■ **PROMPT**
Give back each entry unchanged, minus pictures.
## start INFORMATION SHOWN
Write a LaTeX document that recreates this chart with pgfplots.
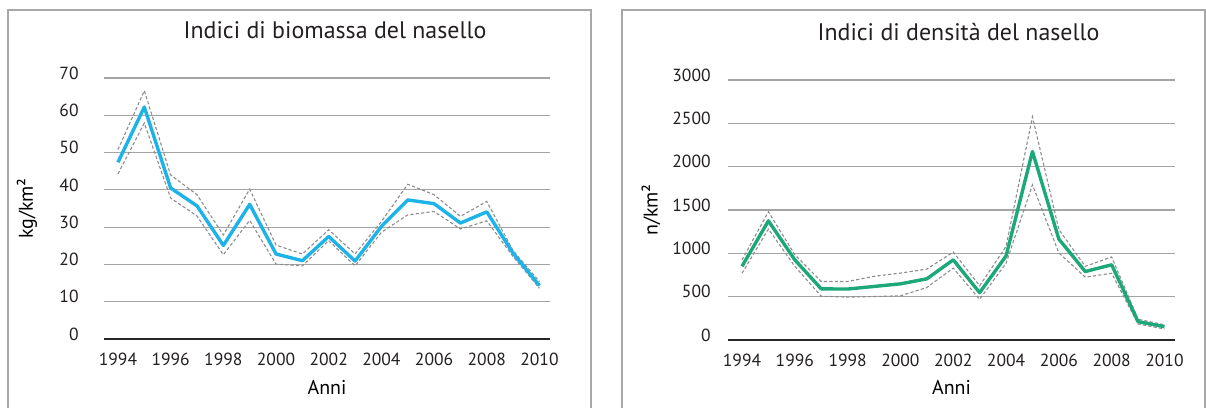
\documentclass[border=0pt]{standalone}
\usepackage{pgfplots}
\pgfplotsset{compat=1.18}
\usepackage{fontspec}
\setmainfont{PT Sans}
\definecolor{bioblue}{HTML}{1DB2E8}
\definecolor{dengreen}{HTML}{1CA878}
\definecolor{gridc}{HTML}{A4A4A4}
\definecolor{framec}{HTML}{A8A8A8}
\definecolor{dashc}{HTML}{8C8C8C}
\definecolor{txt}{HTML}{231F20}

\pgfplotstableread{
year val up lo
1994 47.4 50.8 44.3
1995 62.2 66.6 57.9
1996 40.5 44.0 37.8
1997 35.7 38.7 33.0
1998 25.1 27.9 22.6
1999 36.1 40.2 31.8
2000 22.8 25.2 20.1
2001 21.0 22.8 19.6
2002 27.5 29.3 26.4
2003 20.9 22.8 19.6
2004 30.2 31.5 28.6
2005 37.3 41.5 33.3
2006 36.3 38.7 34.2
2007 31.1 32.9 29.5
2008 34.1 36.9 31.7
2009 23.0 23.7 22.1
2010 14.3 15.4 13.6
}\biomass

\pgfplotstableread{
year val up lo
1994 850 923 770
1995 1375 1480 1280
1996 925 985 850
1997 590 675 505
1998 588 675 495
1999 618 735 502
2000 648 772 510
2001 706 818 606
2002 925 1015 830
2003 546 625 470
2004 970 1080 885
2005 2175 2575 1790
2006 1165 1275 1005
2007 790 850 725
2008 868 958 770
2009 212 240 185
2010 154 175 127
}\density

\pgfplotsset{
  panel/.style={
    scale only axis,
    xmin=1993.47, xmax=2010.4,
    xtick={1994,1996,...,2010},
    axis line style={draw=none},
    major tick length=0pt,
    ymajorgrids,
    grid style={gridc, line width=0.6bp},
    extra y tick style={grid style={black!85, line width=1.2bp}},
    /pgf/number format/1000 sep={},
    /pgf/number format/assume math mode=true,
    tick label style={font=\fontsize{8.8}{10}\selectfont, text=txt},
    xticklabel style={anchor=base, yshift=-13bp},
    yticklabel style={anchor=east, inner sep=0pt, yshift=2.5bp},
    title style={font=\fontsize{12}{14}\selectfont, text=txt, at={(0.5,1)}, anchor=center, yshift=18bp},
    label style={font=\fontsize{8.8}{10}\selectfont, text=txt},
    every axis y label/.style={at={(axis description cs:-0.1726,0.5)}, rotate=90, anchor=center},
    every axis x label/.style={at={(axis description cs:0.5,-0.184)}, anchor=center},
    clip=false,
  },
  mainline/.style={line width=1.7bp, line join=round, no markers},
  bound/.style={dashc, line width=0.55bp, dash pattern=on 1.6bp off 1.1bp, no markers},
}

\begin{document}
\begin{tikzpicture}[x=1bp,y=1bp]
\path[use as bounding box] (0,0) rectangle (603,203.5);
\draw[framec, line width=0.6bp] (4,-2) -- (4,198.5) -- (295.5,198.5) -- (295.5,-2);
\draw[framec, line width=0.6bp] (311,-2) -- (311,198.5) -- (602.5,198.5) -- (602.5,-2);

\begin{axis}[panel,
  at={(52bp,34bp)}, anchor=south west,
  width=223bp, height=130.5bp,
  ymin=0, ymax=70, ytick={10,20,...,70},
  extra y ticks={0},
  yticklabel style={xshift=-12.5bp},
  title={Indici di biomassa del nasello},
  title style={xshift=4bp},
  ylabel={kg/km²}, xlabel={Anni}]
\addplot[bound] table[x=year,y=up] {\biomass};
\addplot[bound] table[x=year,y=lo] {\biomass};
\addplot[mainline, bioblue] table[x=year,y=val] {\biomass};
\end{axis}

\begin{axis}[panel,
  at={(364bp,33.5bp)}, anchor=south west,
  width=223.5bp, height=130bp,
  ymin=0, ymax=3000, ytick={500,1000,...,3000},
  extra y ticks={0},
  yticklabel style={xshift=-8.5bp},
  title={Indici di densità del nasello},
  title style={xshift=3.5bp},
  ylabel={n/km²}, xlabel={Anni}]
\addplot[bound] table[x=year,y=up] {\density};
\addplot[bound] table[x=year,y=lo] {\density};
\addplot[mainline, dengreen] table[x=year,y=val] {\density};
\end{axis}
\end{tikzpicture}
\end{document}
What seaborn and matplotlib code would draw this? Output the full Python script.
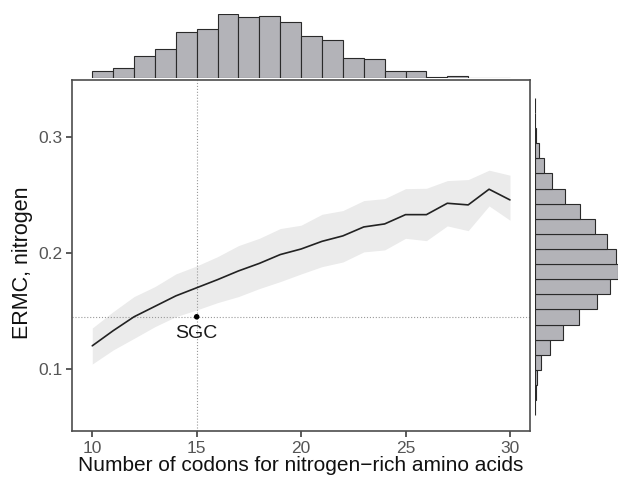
## end INFORMATION SHOWN
■ **TASK RESULT**
Write a LaTeX document that recreates this chart with pgfplots.
\documentclass[border=0pt]{standalone}
\usepackage{pgfplots}
\pgfplotsset{compat=1.18}
\usepackage{fontspec}
\setmainfont{PT Sans}
\definecolor{bioblue}{HTML}{1DB2E8}
\definecolor{dengreen}{HTML}{1CA878}
\definecolor{gridc}{HTML}{A4A4A4}
\definecolor{framec}{HTML}{A8A8A8}
\definecolor{dashc}{HTML}{8C8C8C}
\definecolor{txt}{HTML}{231F20}

\pgfplotstableread{
year val up lo
1994 47.4 50.8 44.3
1995 62.2 66.6 57.9
1996 40.5 44.0 37.8
1997 35.7 38.7 33.0
1998 25.1 27.9 22.6
1999 36.1 40.2 31.8
2000 22.8 25.2 20.1
2001 21.0 22.8 19.6
2002 27.5 29.3 26.4
2003 20.9 22.8 19.6
2004 30.2 31.5 28.6
2005 37.3 41.5 33.3
2006 36.3 38.7 34.2
2007 31.1 32.9 29.5
2008 34.1 36.9 31.7
2009 23.0 23.7 22.1
2010 14.3 15.4 13.6
}\biomass

\pgfplotstableread{
year val up lo
1994 850 923 770
1995 1375 1480 1280
1996 925 985 850
1997 590 675 505
1998 588 675 495
1999 618 735 502
2000 648 772 510
2001 706 818 606
2002 925 1015 830
2003 546 625 470
2004 970 1080 885
2005 2175 2575 1790
2006 1165 1275 1005
2007 790 850 725
2008 868 958 770
2009 212 240 185
2010 154 175 127
}\density

\pgfplotsset{
  panel/.style={
    scale only axis,
    xmin=1993.47, xmax=2010.4,
    xtick={1994,1996,...,2010},
    axis line style={draw=none},
    major tick length=0pt,
    ymajorgrids,
    grid style={gridc, line width=0.6bp},
    extra y tick style={grid style={black!85, line width=1.2bp}},
    /pgf/number format/1000 sep={},
    /pgf/number format/assume math mode=true,
    tick label style={font=\fontsize{8.8}{10}\selectfont, text=txt},
    xticklabel style={anchor=base, yshift=-13bp},
    yticklabel style={anchor=east, inner sep=0pt, yshift=2.5bp},
    title style={font=\fontsize{12}{14}\selectfont, text=txt, at={(0.5,1)}, anchor=center, yshift=18bp},
    label style={font=\fontsize{8.8}{10}\selectfont, text=txt},
    every axis y label/.style={at={(axis description cs:-0.1726,0.5)}, rotate=90, anchor=center},
    every axis x label/.style={at={(axis description cs:0.5,-0.184)}, anchor=center},
    clip=false,
  },
  mainline/.style={line width=1.7bp, line join=round, no markers},
  bound/.style={dashc, line width=0.55bp, dash pattern=on 1.6bp off 1.1bp, no markers},
}

\begin{document}
\begin{tikzpicture}[x=1bp,y=1bp]
\path[use as bounding box] (0,0) rectangle (603,203.5);
\draw[framec, line width=0.6bp] (4,-2) -- (4,198.5) -- (295.5,198.5) -- (295.5,-2);
\draw[framec, line width=0.6bp] (311,-2) -- (311,198.5) -- (602.5,198.5) -- (602.5,-2);

\begin{axis}[panel,
  at={(52bp,34bp)}, anchor=south west,
  width=223bp, height=130.5bp,
  ymin=0, ymax=70, ytick={10,20,...,70},
  extra y ticks={0},
  yticklabel style={xshift=-12.5bp},
  title={Indici di biomassa del nasello},
  title style={xshift=4bp},
  ylabel={kg/km²}, xlabel={Anni}]
\addplot[bound] table[x=year,y=up] {\biomass};
\addplot[bound] table[x=year,y=lo] {\biomass};
\addplot[mainline, bioblue] table[x=year,y=val] {\biomass};
\end{axis}

\begin{axis}[panel,
  at={(364bp,33.5bp)}, anchor=south west,
  width=223.5bp, height=130bp,
  ymin=0, ymax=3000, ytick={500,1000,...,3000},
  extra y ticks={0},
  yticklabel style={xshift=-8.5bp},
  title={Indici di densità del nasello},
  title style={xshift=3.5bp},
  ylabel={n/km²}, xlabel={Anni}]
\addplot[bound] table[x=year,y=up] {\density};
\addplot[bound] table[x=year,y=lo] {\density};
\addplot[mainline, dengreen] table[x=year,y=val] {\density};
\end{axis}
\end{tikzpicture}
\end{document}
What seaborn and matplotlib code would draw this? Output the full Python script.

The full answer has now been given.